As another example, say you want to add support for new Quoted String token delimiters, such as «#». This would cause a string like #oh hai# to be recognized as a Quoted String token rather than a Symbol, two Words, and a Symbol. Here’s how:

...
[t setTokenizerState:t.quoteState from:'#' to:'#'];
...

Note that if the from: and to: arguments are the same char, only behavior for that single char is affected.
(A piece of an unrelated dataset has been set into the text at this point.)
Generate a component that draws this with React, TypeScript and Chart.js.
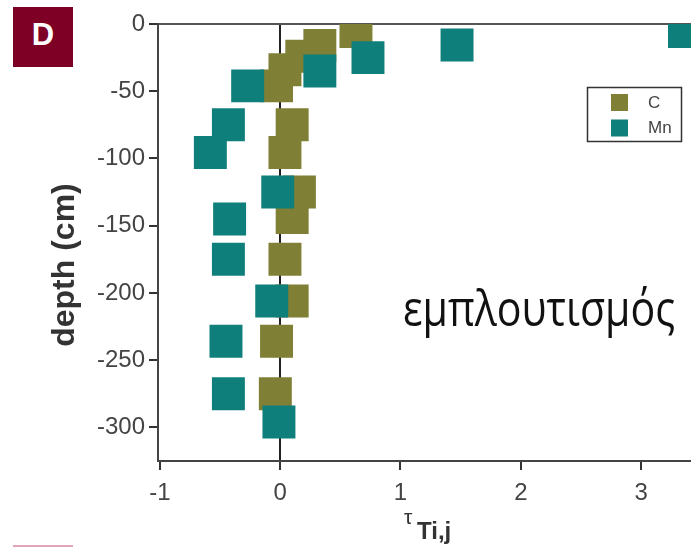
import React, { useEffect, useRef } from 'react';
import { Chart, registerables } from 'chart.js';

Chart.register(...registerables);

// ---- data ----
const seriesNames = ['C', 'Mn'];
const cTau = [0.63, 0.33, 0.18, 0.04, -0.03, 0.10, 0.04, 0.10, 0.16, 0.04, 0.10, -0.03, -0.04];
const cDepth = [-5.6, -16, -24, -34, -46, -75, -95.5, -144, -125, -175, -206, -236, -275];
const mnTau = [3.36, 1.47, 0.73, 0.33, -0.27, -0.43, -0.58, -0.02, -0.42, -0.43, -0.07, -0.45, -0.43, -0.01];
const mnDepth = [-5.6, -15.6, -25, -35, -46, -75, -95.5, -125, -145, -175, -206, -236, -275, -296];
const xTicks = [-1, 0, 1, 2, 3];
const yTicks = [0, -50, -100, -150, -200, -250, -300];
const xRange = [-1.015, 3.42];
const yRange = [-325, 0];
const yTitle = 'depth (cm)';
const xTitleMain = 'τ';
const xTitleSub = 'Ti,j';
const annotation = 'εμπλουτισμός';
const badge = 'D';

const OLIVE = '#7f7f35';
const TEAL = '#0f7f7b';
const FONT = '"Liberation Sans", Arial, Helvetica, sans-serif';
const POINT_R = 23.3;
// canvas is wider than the window so that the chart area (which Chart.js
// insets by the point overflow) reaches the window's right edge, like the crop in the reference
const CANVAS_W = 691 + 24;

const toPoints = (xs: number[], ys: number[]) => xs.map((x, i) => ({ x, y: ys[i] }));

const overlayPlugin = {
  id: 'overlayText',
  afterDraw(chart: any) {
    const { ctx } = chart;
    // y title
    ctx.save();
    ctx.translate(74, 265);
    ctx.rotate(-Math.PI / 2);
    ctx.font = `bold 32px ${FONT}`;
    ctx.fillStyle = '#333';
    ctx.textAlign = 'center';
    ctx.textBaseline = 'alphabetic';
    ctx.fillText(yTitle, 0, 0);
    ctx.restore();

    // x title
    ctx.save();
    ctx.fillStyle = '#333';
    ctx.textAlign = 'left';
    ctx.textBaseline = 'alphabetic';
    ctx.font = `21px ${FONT}`;
    ctx.fillText(xTitleMain, 404, 524);
    ctx.font = `bold 24px ${FONT}`;
    ctx.fillText(xTitleSub, 417, 539);
    ctx.restore();

    // legend
    ctx.save();
    ctx.strokeStyle = '#333';
    ctx.lineWidth = 1.5;
    ctx.strokeRect(587.5, 87.5, 94, 54);
    const colors = chart.data.datasets.map((d: any) => d.backgroundColor);
    ctx.font = `17px ${FONT}`;
    ctx.textBaseline = 'middle';
    ctx.textAlign = 'left';
    seriesNames.forEach((name, i) => {
      const y = 94 + i * 25.5;
      ctx.fillStyle = colors[i];
      ctx.fillRect(611, y, 17, 17);
      ctx.fillStyle = '#444';
      ctx.fillText(name, 648, y + 9);
    });
    ctx.restore();

    // annotation
    ctx.save();
    ctx.font = '48px "Open Sans", "Noto Sans", sans-serif';
    ctx.fillStyle = '#111';
    ctx.textBaseline = 'alphabetic';
    ctx.textAlign = 'left';
    const w = ctx.measureText(annotation).width;
    ctx.translate(403, 326);
    ctx.scale(272 / w, 1.04);
    ctx.fillText(annotation, 0, 0);
    ctx.restore();
  },
};

export default function App() {
  const ref = useRef<HTMLCanvasElement | null>(null);

  useEffect(() => {
    if (!ref.current) return;
    const chart = new Chart(ref.current, {
      type: 'scatter',
      data: {
        datasets: [
          {
            label: seriesNames[0],
            data: toPoints(cTau, cDepth),
            backgroundColor: OLIVE,
            borderWidth: 0,
            pointStyle: 'rect',
            pointRadius: POINT_R,
            pointHoverRadius: POINT_R,
            clip: 0,
            order: 1,
          },
          {
            label: seriesNames[1],
            data: toPoints(mnTau, mnDepth),
            backgroundColor: TEAL,
            borderWidth: 0,
            pointStyle: 'rect',
            pointRadius: POINT_R,
            pointHoverRadius: POINT_R,
            clip: 0,
            order: 0,
          },
        ],
      },
      options: {
        animation: false,
        responsive: false,
        devicePixelRatio: 1,
        layout: { padding: { top: 24, right: 0, left: 0, bottom: 0 } },
        plugins: { legend: { display: false }, tooltip: { enabled: false } },
        scales: {
          x: {
            type: 'linear',
            min: xRange[0],
            max: xRange[1],
            z: 1,
            afterBuildTicks: (s: any) => {
              s.ticks = xTicks.map((v) => ({ value: v }));
            },
            afterFit: (s: any) => {
              s.height = 86;
              s.paddingLeft = 0;
              s.paddingRight = 0;
            },
            ticks: {
              callback: (v: any) => String(v),
              font: { family: FONT, size: 24 },
              color: '#444',
              padding: 9,
              maxRotation: 0,
            },
            grid: {
              color: (c: any) => (c.tick && c.tick.value === 0 ? '#222' : 'rgba(0,0,0,0)'),
              lineWidth: 2,
              tickColor: '#333',
              tickWidth: 2,
              tickLength: 9,
            },
            border: { display: true, color: '#444', width: 2 },
          },
          y: {
            type: 'linear',
            min: yRange[0],
            max: yRange[1],
            z: 1,
            afterBuildTicks: (s: any) => {
              s.ticks = yTicks.map((v) => ({ value: v }));
            },
            afterFit: (s: any) => {
              s.width = 158;
              s.paddingTop = 0;
              s.paddingBottom = 0;
            },
            ticks: {
              callback: (v: any) => String(v),
              font: { family: FONT, size: 24 },
              color: '#444',
              padding: 4,
            },
            grid: {
              color: (c: any) => (c.tick && c.tick.value === 0 ? '#555' : 'rgba(0,0,0,0)'),
              lineWidth: 2,
              tickColor: '#333',
              tickWidth: 2,
              tickLength: 9,
            },
            border: { display: true, color: '#444', width: 2 },
          },
        },
      },
      plugins: [overlayPlugin],
    } as any);
    return () => chart.destroy();
  }, []);

  return (
    <div style={{ position: 'fixed', left: 0, top: 0, width: 691, height: 547, background: '#fff', overflow: 'hidden' }}>
      <canvas ref={ref} width={CANVAS_W} height={547} style={{ width: CANVAS_W, height: 547, display: 'block' }} />
      <div
        style={{
          position: 'absolute',
          left: 13,
          top: 7,
          width: 60,
          height: 60,
          background: '#7f0025',
          color: '#fff',
          fontFamily: FONT,
          fontWeight: 'bold',
          fontSize: 31,
          lineHeight: '56px',
          textAlign: 'center',
        }}
      >
        {badge}
      </div>
      <div style={{ position: 'absolute', left: 13, top: 545, width: 60, height: 2, background: '#dea6b6' }} />
    </div>
  );
}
Alternatively, say you want to recognize «+» characters followed immediately by digits as explicitly positive Number tokens rather than as a Symbol token followed by a Number token:

...
[t setTokenizerState:t.numberState from:'+' to:'+'];
...

Finally, customization of comments recognition may be necessary. By default, PKTokenizer passes control to its commentState object which silently consumes the comment text found after «//» or between «/*» «*/». This default behavior is achieved with the sequence:

...
[t setTokenizerState:t.commentState from:'/' to:'/'];
[t.commentState addSingleLineStartSymbol:@"//"];
[t.commentState addMultiLineStartSymbol:@"/*" endSymbol:@"*/"];
...

To recognize single-line comments starting with #:

...
[t setTokenizerState:t.commentState from:'#' to:'#'];
[t.commentState addSingleLineStartSymbol:@"#"];
...

To recognize multi-line “XML”- or “HTML”-style comments:

...
[t setTokenizerState:t.commentState from:'<' to:'<'];
[t.commentState addMultiLineStartSymbol:@""];
...

To disable comments recognition altogether, tell PKTokenizer to pass control to its symbolState instead of its commentState.

...
[t setTokenizerState:t.symbolState from:'/' to:'/'];
...

Now PKTokenizer will return individual Symbol tokens for all «/» and «*» characters, as well as any other characters set as part of a comment start or end symbol.